What is being asked.
Copy out all lines that hold "this".

Data section.
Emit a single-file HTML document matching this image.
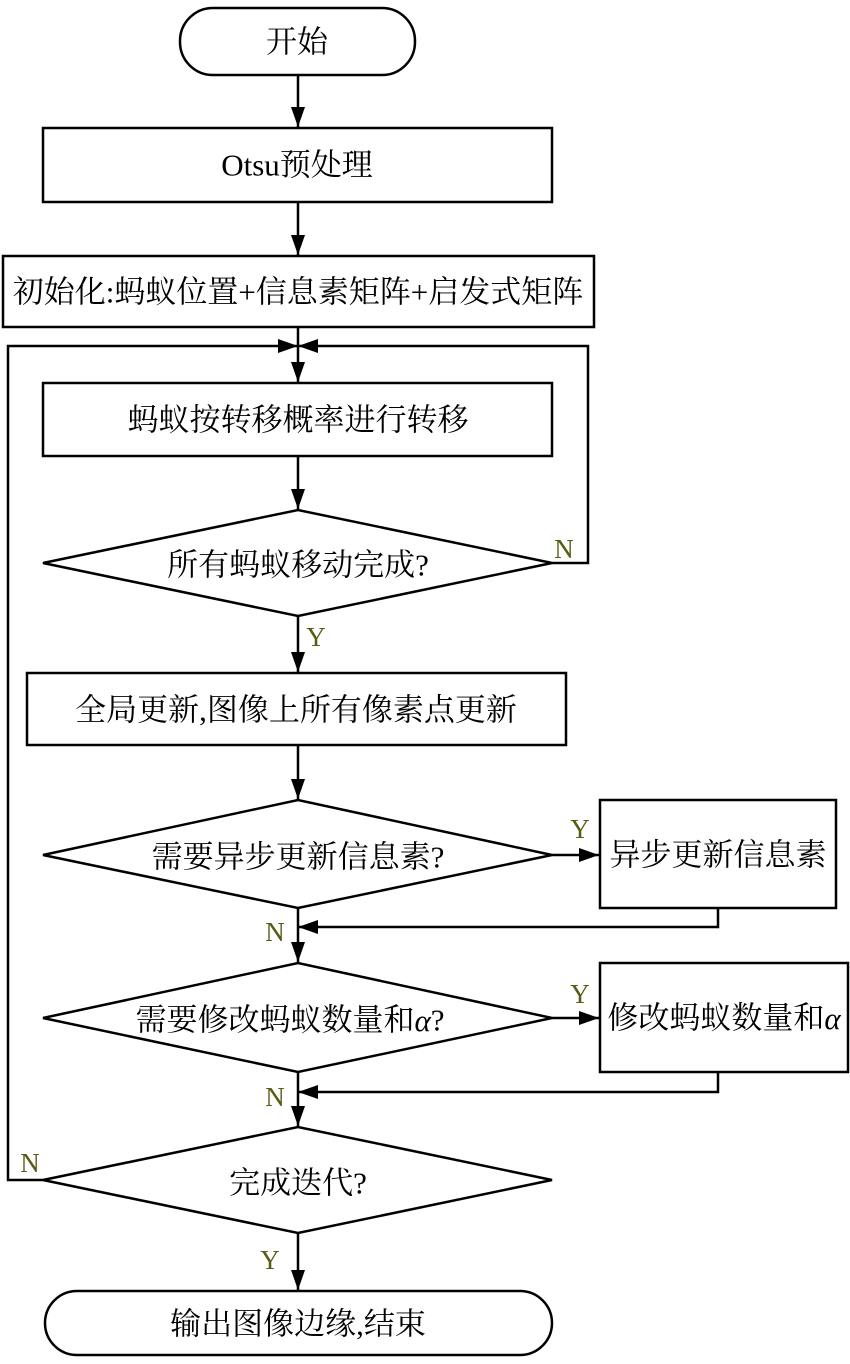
<!DOCTYPE html>
<html><head><meta charset="utf-8"><style>
html,body{margin:0;padding:0;background:#fff;}
svg{display:block;}
text{font-family:"Liberation Serif","Noto Serif CJK SC","Noto Sans CJK SC",serif;font-size:31px;fill:#000;}
.l{fill:#5b5b16;font-size:27px;}
</style></head><body>
<svg width="850" height="1364" viewBox="0 0 850 1364" xmlns="http://www.w3.org/2000/svg">
<defs>
<marker id="b" markerWidth="20" markerHeight="14" refX="20" refY="7" orient="auto" markerUnits="userSpaceOnUse" viewBox="0 0 20 14"><path d="M0,0 L20,7 L0,14z" fill="#000"/></marker></defs>
<g fill="none" stroke="#000" stroke-width="2.5">
<rect x="180" y="8" width="235" height="67" rx="33" ry="33"/>
<rect x="43" y="128" width="509" height="74"/>
<rect x="3" y="256" width="591" height="71"/>
<rect x="43" y="383" width="509" height="73"/>
<polygon points="43,563 298,510 552,563 298,616"/>
<rect x="27" y="673" width="539" height="72"/>
<polygon points="43,855 298,800 552,855 298,908"/>
<rect x="600" y="800" width="236" height="108"/>
<polygon points="43,1018 298,963 552,1018 298,1072"/>
<rect x="600" y="963" width="248" height="109"/>
<polygon points="43,1180 298,1127 552,1180 298,1233"/>
<rect x="45" y="1291" width="507" height="64" rx="32" ry="32"/>
<line x1="298" y1="75" x2="298" y2="127" marker-end="url(#b)"/>
<line x1="298" y1="202" x2="298" y2="255" marker-end="url(#b)"/>
<line x1="298" y1="327" x2="298" y2="382" marker-end="url(#b)"/>
<line x1="298" y1="456" x2="298" y2="509" marker-end="url(#b)"/>
<line x1="298" y1="616" x2="298" y2="672" marker-end="url(#b)"/>
<line x1="298" y1="745" x2="298" y2="799" marker-end="url(#b)"/>
<line x1="298" y1="908" x2="298" y2="962" marker-end="url(#b)"/>
<line x1="298" y1="1072" x2="298" y2="1126" marker-end="url(#b)"/>
<line x1="298" y1="1233" x2="298" y2="1290" marker-end="url(#b)"/>
<polyline points="43,1180 8,1180 8,346 298,346" marker-end="url(#b)"/>
<polyline points="552,563 588,563 588,346 298,346" marker-end="url(#b)"/>
<line x1="552" y1="855" x2="599" y2="855" marker-end="url(#b)"/>
<line x1="552" y1="1018" x2="599" y2="1018" marker-end="url(#b)"/>
<polyline points="718,908 718,927 298,927" marker-end="url(#b)"/>
<polyline points="718,1072 718,1092 298,1092" marker-end="url(#b)"/>
</g>
<g text-anchor="middle" dominant-baseline="central">
<text x="297" y="42">开始</text>
<text x="297" y="165">Otsu预处理</text>
<text x="298" y="292">初始化:蚂蚁位置+信息素矩阵+启发式矩阵</text>
<text x="298" y="420">蚂蚁按转移概率进行转移</text>
<text x="298" y="565">所有蚂蚁移动完成?</text>
<text x="296" y="710">全局更新,图像上所有像素点更新</text>
<text x="298" y="857">需要异步更新信息素?</text>
<text x="718" y="855">异步更新信息素</text>
<text x="290" y="1020">需要修改蚂蚁数量和<tspan font-style="italic">α</tspan>?</text>
<text x="724" y="1018">修改蚂蚁数量和<tspan font-style="italic">α</tspan></text>
<text x="298" y="1183">完成迭代?</text>
<text x="298" y="1324">输出图像边缘,结束</text>
<text class="l" x="564" y="549">N</text>
<text class="l" x="316" y="637">Y</text>
<text class="l" x="580" y="829">Y</text>
<text class="l" x="275" y="932">N</text>
<text class="l" x="580" y="994">Y</text>
<text class="l" x="275" y="1097">N</text>
<text class="l" x="30" y="1163">N</text>
<text class="l" x="270" y="1260">Y</text>
</g>
</svg>
</body></html>
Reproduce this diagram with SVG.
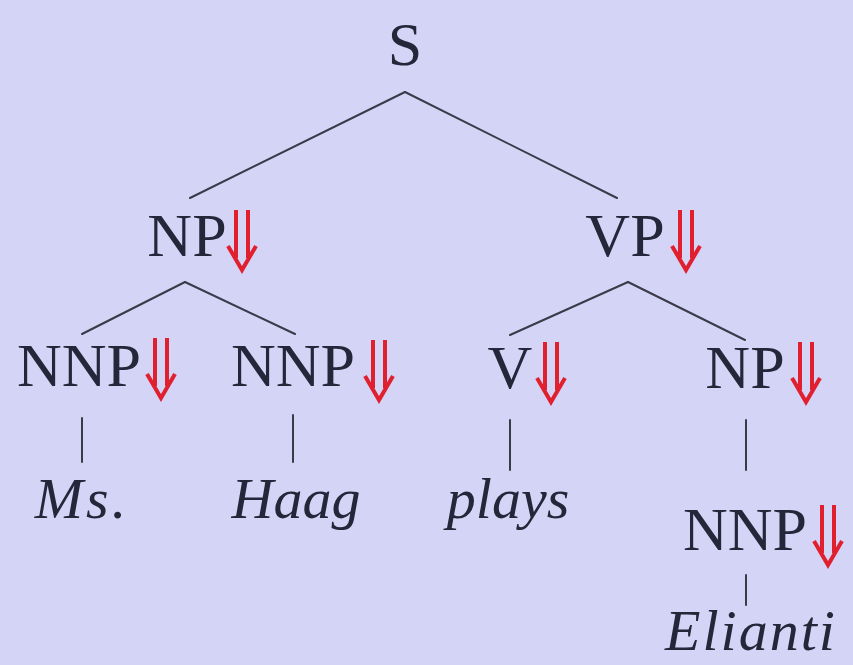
<svg xmlns="http://www.w3.org/2000/svg" width="853" height="665" viewBox="0 0 853 665">
  <defs>
    <!-- red double down arrow, tip at (0,0) -->
    <g id="dbl">
      <path d="M-6,-60 V-12 M6,-60 V-12" />
      <path d="M-14,-24 L0,0 L14,-24" />
    </g>
  </defs>
  <style>
    .bg { fill: #d4d4f7; }
    .lbl { font-family: "Liberation Serif", "DejaVu Serif", serif; font-size: 62px; fill: #26263a; text-anchor: middle; }
    .word { font-family: "Liberation Serif", "DejaVu Serif", serif; font-style: italic; font-size: 58px; fill: #26263a; text-anchor: middle; }
    .edge { stroke: #3a3a48; stroke-width: 2; fill: none; stroke-linecap: round; }
    .arr { stroke: #e0202e; stroke-width: 4; fill: none; stroke-linejoin: miter; }
  </style>
  <rect class="bg" x="0" y="0" width="853" height="665" />

  <g id="connectors" class="edge">
    <path d="M405,92 L190,198" />
    <path d="M405,92 L617,198" />
    <path d="M185,282 L82,334" />
    <path d="M185,282 L295,334" />
    <path d="M628,282 L510,335" />
    <path d="M628,282 L745,340" />
    <path d="M82,418 V462" />
    <path d="M293,415 V462" />
    <path d="M510,420 V470" />
    <path d="M746,420 V470" />
    <path d="M746,575 V605" />
  </g>

  <g id="S"><text class="lbl" x="405" y="65">S</text></g>

  <g id="NP">
    <text class="lbl" x="187" y="256">NP</text>
    <use href="#dbl" class="arr" x="242" y="270" />
  </g>
  <g id="VP">
    <text class="lbl" x="625" y="256">VP</text>
    <use href="#dbl" class="arr" x="686" y="270" />
  </g>

  <g id="NNP1">
    <text class="lbl" x="79" y="386">NNP</text>
    <use href="#dbl" class="arr" x="161" y="398" />
  </g>
  <g id="NNP2">
    <text class="lbl" x="293" y="386">NNP</text>
    <use href="#dbl" class="arr" x="379" y="400" />
  </g>
  <g id="V">
    <text class="lbl" x="510" y="388">V</text>
    <use href="#dbl" class="arr" x="551" y="402" />
  </g>
  <g id="NP2">
    <text class="lbl" x="745" y="388">NP</text>
    <use href="#dbl" class="arr" x="806" y="402" />
  </g>
  <g id="NNP3">
    <text class="lbl" x="745" y="550">NNP</text>
    <use href="#dbl" class="arr" x="828" y="565" />
  </g>

  <g id="Ms"><text class="word" x="82" y="518" letter-spacing="3">Ms.</text></g>
  <g id="Haag"><text class="word" x="296" y="518">Haag</text></g>
  <g id="plays"><text class="word" x="508" y="518">plays</text></g>
  <g id="Elianti"><text class="word" x="751" y="650" letter-spacing="2">Elianti</text></g>
</svg>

Exercise answer.
Emit a single-file HTML document matching this image.
Reproduce this diagram with SVG.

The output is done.